Nature and the art of brevity
Between novels and plays, Renard assembled volumes that showed his precision in vignette form. Histoires naturelles presents an inventory of animals and small lives seen without pity or ornament, rendered in a prose so clear it approaches drawing. Bucoliques turns fields and hedgerows into mental landscapes. This art of looking would travel beyond literature: Maurice Ravel, sensing the musical potential in Renards brief bestiary, set several Histoires naturelles as songs, carrying the writer's clipped humor and exactitude into music.

Public life and the Academie Goncourt
Despite a temperament inclined to reserve, Renard did not stand apart from institutions. He accepted municipal duties in the countryside and served as mayor in the village where he had long-standing family ties, a role that kept him close to the textures of rural administration he had known since childhood. In Paris he joined the Academie Goncourt in 1907, sitting alongside men of letters such as J.-H. Rosny aine and Gustave Geffroy. The seat ratified what readers already felt: that his brief books had the weight of larger ones.

The Journal
From the late 1880s until his death he kept a Journal, one of the most admired notebooks in French letters. It mingles drafts of aphorisms with portraits of acquaintances, records of reading and theater, and glimpses into the discipline of writing. Here Renard refined his ethics of observation: never too many adjectives; let facts cut; avoid pathos unless it is earned. The Journal also shows him in company, at dinners with critics, editors, and actors, or in quiet corridors at Mercure de France, always testing lines for pressure and balance. After his death the Journal appeared in fuller form and has remained a handbook for writers who seek sharpness without cruelty and emotion without excess.

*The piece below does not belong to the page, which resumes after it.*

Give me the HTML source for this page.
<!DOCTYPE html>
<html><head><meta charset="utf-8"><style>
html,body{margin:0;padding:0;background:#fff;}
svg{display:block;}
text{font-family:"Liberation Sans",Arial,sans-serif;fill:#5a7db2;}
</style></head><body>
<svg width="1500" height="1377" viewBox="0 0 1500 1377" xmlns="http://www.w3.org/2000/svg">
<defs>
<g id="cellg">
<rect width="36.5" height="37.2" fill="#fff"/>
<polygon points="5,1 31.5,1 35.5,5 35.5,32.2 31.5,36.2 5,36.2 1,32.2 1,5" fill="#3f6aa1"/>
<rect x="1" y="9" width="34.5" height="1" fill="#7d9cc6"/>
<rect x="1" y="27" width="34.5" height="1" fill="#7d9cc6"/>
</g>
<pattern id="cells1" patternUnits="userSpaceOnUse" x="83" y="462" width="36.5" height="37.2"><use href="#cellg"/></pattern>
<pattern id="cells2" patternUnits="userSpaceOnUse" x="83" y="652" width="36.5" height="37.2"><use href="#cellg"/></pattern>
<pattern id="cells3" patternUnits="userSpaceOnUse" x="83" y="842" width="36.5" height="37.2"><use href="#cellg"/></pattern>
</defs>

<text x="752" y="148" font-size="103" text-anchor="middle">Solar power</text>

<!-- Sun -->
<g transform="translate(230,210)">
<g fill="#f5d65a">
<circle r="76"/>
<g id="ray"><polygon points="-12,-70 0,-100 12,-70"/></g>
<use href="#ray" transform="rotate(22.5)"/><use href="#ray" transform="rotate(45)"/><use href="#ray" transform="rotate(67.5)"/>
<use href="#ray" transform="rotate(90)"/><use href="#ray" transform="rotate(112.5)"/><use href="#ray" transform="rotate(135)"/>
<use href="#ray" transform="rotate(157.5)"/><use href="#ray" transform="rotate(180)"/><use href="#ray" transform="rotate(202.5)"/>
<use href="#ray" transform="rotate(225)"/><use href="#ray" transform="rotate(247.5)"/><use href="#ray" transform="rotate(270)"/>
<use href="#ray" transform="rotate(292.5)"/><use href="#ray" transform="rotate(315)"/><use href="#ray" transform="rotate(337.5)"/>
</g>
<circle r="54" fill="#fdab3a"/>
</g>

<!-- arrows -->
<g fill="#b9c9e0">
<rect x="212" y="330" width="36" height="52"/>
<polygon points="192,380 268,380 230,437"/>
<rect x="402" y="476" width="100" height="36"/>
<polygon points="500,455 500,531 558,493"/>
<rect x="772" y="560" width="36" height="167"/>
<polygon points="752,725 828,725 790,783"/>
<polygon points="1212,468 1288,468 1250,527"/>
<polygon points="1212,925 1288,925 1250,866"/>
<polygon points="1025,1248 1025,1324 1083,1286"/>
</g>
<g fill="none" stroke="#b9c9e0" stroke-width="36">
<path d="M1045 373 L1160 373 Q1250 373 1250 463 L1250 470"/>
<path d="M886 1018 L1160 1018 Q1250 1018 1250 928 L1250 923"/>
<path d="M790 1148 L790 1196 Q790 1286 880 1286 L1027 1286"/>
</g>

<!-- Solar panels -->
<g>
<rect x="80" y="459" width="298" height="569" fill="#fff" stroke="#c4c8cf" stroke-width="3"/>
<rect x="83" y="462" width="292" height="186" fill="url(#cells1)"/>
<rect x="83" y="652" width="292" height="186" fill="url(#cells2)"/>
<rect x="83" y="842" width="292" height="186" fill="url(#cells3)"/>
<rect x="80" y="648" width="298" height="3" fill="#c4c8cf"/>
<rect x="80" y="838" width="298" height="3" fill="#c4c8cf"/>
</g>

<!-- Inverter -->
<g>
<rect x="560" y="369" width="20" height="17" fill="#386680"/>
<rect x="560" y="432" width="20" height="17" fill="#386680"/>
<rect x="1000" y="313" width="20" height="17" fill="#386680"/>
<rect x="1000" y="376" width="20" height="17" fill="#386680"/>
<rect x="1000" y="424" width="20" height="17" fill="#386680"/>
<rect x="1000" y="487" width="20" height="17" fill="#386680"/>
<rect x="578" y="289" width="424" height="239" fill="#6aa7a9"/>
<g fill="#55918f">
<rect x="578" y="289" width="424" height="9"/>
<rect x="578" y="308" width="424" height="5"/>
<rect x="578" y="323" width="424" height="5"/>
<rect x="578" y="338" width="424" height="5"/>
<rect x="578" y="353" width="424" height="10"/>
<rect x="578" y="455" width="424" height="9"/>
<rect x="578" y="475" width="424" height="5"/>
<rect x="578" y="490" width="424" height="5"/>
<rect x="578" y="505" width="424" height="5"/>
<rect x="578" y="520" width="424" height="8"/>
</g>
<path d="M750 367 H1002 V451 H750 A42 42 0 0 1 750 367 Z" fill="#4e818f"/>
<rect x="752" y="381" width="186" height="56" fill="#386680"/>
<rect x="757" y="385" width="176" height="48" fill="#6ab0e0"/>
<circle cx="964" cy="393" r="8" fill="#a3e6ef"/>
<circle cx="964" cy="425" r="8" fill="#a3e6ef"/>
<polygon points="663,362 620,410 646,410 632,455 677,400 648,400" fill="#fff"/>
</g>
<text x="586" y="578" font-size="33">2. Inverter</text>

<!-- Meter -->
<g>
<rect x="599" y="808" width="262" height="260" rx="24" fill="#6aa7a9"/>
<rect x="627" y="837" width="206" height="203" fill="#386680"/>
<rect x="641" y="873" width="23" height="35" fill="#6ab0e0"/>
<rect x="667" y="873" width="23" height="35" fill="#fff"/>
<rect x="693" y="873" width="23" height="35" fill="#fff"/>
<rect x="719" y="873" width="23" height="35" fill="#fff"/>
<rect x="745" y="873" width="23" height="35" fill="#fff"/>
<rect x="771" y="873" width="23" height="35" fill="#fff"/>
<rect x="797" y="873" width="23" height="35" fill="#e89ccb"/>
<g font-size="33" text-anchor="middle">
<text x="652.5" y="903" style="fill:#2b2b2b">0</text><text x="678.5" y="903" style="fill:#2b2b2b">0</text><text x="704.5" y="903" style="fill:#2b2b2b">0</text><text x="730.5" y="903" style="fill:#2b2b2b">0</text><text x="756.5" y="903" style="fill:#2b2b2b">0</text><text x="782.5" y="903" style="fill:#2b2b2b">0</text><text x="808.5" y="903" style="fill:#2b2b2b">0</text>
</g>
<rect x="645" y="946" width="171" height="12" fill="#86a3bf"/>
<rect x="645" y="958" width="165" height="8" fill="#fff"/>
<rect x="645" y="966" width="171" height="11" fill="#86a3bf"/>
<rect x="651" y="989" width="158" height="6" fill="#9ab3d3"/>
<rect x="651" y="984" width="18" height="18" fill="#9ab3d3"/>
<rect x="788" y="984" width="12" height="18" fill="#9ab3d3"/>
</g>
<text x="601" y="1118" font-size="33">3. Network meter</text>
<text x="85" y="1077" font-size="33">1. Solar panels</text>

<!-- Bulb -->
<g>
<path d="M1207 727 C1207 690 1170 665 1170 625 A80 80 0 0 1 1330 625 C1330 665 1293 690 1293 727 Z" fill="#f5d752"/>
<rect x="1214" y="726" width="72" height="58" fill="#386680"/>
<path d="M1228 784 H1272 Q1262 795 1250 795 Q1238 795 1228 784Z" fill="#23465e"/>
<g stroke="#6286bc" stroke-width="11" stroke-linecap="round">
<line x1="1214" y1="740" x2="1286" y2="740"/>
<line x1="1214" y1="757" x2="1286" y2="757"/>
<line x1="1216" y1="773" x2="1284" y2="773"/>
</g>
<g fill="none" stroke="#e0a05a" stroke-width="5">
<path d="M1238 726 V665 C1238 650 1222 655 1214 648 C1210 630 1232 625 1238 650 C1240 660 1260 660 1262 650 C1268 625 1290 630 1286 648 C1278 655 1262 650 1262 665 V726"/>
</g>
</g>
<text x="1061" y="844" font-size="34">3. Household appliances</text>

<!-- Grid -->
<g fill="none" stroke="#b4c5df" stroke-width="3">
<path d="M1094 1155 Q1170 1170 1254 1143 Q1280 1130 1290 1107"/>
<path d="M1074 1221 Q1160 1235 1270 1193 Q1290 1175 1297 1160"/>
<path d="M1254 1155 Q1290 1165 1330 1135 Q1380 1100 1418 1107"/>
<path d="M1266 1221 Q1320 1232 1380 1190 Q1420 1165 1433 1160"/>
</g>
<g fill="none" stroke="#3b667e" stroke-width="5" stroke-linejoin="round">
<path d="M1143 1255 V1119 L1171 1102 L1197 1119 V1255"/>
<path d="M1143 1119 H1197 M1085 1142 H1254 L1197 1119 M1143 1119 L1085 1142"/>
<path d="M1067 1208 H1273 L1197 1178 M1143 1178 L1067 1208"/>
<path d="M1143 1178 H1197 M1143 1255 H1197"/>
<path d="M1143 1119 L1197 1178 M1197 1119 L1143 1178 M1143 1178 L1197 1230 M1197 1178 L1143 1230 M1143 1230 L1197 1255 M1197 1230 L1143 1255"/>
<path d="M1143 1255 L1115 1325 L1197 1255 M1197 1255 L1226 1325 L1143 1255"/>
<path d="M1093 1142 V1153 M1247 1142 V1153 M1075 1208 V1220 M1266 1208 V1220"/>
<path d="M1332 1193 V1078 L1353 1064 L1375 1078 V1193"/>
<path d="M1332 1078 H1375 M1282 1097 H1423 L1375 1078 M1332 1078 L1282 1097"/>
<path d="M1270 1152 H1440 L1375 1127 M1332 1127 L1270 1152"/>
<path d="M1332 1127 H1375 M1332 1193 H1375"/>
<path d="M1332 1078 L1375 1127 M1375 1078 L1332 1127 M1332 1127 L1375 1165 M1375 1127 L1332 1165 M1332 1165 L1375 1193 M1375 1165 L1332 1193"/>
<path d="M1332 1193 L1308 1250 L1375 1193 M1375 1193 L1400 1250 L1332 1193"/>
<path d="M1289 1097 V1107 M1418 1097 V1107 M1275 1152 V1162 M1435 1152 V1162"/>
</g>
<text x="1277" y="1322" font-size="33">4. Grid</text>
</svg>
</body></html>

Methods, themes, and voice
Renard cultivated a style of maximum precision: short clauses; verbs that carry weight; images that arrive lightly and then linger. Childhood, the smallest creatures, provincial speech, the grain of daily habit: these are his motifs. He distrusted rhetoric and preferred the moral surprise produced by exact description. In the theater he stripped situations to their bare hinges. On the page he trusted the world to accuse or acquit itself if only shown closely enough.

Final years and legacy
Renard died in 1910, leaving a compact shelf of novels, plays, nature pieces, and a Journal that became a classic. His influence can be traced in French prose that prizes clarity and in drama that depends on the unsaid. Directors returned to his plays for their delicacy; filmmakers later adapted Poil de Carotte, proof that his child of irony and tenderness had entered the collective imagination. In music halls and drawing rooms, singers took up Ravels settings, which carried his brief creatures into a new medium. Within literary circles shaped by the Goncourt jurors and by critics like Mirbeau, he was remembered as a craftsman of understatement, a provincial modern who made small forms large, and a writer who proved that quiet observation can reveal the deepest conflicts of family, desire, and duty.